What we are and who we are is intimately tied to place and to what we put into that place. Attention. Time. Love. Authenticity. Joy. Sorrow. The place comes alive--or not. It depends, ultimately, on Who We Are.
Most people--and nearly all Americans--couldn't care less about place beyond the utilitarian, financial, and status-seeking or -producing aspects of it. They live where they do because the schools are such and so; the mortgage (or rent) is such and so; the place has two bedrooms, two bathrooms; the neighborhood is high-end; the neighbors are white; the corporates they work with or for approve; and so on. If they "love" a place, that's how said love is defined. Which means it isn't love at all. But this is no surprise, since authentic love, as I have written before, exists in very few. One's living space is as alive as you are.
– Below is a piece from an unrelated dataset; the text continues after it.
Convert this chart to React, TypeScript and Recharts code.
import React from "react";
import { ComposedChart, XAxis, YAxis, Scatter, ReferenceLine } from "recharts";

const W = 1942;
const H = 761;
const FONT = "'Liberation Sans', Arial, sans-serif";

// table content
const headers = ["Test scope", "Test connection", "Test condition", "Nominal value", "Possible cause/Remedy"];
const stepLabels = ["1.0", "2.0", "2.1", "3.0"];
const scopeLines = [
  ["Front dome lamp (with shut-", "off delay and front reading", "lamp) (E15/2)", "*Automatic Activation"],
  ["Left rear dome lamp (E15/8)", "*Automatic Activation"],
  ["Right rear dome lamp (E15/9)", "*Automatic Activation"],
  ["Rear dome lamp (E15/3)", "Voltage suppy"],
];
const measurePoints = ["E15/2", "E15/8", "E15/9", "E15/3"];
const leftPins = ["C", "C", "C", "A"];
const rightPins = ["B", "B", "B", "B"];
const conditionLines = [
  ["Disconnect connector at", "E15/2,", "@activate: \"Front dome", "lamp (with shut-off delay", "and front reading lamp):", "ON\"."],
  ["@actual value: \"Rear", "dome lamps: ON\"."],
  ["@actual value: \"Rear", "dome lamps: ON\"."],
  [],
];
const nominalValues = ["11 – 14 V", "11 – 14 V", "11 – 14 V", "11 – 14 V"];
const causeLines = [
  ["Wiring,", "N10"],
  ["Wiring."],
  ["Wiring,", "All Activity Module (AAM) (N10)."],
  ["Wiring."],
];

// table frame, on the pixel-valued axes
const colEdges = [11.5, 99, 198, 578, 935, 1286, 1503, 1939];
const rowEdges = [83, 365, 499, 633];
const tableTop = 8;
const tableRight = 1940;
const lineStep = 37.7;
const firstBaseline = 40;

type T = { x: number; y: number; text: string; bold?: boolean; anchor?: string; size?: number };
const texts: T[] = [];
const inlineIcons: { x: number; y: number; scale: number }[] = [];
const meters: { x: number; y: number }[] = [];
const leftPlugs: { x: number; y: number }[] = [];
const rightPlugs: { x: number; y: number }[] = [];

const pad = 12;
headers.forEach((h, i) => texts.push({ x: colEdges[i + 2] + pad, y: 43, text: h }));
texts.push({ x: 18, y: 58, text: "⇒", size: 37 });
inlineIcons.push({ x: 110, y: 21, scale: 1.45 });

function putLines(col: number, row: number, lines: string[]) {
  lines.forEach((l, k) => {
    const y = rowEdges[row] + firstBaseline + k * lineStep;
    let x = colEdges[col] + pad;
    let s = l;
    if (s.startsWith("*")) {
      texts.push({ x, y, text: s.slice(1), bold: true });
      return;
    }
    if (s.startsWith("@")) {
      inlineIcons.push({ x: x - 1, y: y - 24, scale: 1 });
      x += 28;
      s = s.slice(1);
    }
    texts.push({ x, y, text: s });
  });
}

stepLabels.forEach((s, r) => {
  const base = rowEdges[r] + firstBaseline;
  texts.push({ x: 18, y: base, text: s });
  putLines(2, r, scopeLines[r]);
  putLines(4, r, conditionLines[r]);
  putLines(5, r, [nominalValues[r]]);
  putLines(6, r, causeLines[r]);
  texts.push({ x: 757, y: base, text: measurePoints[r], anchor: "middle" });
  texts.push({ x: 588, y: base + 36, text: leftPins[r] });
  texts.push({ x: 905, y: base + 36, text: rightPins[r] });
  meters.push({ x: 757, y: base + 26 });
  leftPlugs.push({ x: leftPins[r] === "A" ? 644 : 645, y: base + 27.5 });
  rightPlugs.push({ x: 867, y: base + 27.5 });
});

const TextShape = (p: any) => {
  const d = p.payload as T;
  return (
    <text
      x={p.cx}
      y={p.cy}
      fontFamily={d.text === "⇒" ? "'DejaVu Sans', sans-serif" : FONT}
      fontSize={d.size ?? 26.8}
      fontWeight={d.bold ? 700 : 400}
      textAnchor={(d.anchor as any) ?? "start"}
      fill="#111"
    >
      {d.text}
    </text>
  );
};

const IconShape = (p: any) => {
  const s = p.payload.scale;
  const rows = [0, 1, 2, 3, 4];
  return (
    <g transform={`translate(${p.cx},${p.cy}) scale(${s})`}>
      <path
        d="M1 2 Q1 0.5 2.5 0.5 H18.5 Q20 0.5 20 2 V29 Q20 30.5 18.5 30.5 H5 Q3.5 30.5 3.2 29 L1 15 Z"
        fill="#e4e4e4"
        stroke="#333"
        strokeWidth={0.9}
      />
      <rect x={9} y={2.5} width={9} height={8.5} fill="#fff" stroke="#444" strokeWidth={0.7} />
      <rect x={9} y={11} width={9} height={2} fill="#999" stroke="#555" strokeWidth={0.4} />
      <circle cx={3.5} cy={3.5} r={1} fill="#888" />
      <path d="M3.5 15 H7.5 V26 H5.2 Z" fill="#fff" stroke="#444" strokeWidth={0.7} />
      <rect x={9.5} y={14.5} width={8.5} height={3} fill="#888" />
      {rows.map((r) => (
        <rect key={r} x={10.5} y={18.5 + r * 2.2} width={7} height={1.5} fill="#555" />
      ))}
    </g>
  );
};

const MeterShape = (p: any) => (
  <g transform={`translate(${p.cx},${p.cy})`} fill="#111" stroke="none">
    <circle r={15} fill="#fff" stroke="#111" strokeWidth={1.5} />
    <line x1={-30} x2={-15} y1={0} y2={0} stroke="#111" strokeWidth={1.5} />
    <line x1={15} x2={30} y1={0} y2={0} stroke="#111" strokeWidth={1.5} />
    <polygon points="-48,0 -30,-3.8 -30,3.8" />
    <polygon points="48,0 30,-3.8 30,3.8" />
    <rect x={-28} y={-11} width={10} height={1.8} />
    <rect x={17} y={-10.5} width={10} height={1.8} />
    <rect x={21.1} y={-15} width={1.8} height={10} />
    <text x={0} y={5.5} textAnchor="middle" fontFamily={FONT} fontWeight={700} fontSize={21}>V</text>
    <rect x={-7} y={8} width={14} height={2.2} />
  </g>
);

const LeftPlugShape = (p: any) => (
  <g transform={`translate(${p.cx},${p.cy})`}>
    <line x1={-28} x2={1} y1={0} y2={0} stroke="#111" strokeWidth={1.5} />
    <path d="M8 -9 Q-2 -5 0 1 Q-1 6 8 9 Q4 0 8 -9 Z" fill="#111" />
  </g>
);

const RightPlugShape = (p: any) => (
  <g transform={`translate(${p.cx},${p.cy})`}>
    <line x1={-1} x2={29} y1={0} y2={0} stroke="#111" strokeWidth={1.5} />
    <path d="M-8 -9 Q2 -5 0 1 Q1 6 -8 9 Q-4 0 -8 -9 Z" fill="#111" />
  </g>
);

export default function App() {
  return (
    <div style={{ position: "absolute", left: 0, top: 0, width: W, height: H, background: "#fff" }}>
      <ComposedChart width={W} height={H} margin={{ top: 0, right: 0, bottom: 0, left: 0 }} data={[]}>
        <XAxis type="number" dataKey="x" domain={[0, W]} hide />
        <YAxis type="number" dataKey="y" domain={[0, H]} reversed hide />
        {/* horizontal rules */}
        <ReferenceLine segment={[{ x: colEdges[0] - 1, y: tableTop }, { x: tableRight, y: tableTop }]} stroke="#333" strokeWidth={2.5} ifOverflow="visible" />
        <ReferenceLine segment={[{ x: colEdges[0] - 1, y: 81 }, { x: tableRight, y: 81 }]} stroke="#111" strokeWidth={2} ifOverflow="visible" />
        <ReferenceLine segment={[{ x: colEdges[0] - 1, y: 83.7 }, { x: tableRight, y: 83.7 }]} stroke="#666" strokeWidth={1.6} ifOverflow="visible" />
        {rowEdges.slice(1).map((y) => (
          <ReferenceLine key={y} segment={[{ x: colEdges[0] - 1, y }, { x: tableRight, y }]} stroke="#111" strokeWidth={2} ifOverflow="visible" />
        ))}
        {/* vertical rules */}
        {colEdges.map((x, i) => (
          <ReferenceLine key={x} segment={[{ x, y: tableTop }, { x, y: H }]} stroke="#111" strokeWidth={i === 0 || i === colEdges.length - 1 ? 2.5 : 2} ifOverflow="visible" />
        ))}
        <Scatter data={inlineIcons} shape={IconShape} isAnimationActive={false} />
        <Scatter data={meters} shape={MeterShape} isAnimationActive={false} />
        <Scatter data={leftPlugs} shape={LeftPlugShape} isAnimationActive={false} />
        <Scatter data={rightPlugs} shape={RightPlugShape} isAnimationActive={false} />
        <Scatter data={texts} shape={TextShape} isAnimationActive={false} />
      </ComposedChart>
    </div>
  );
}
But you are likely dead--and thus, so too your so-called living space.
Apartment #235 is alive. It is deeply, deeply loved. It saved my life: one, from the gloomy streets of Greeley, Colorado; and two, from the vile clutches of a hateful woman who can only call me son because I came from her womb, and for no other reason.
She didn't want me in the first place.
And so I leave here with a very heavy heart. I want this little apartment to know how much I truly love it. Because I do.
The radiance of the passing day, one of our very last together, filters through my grief.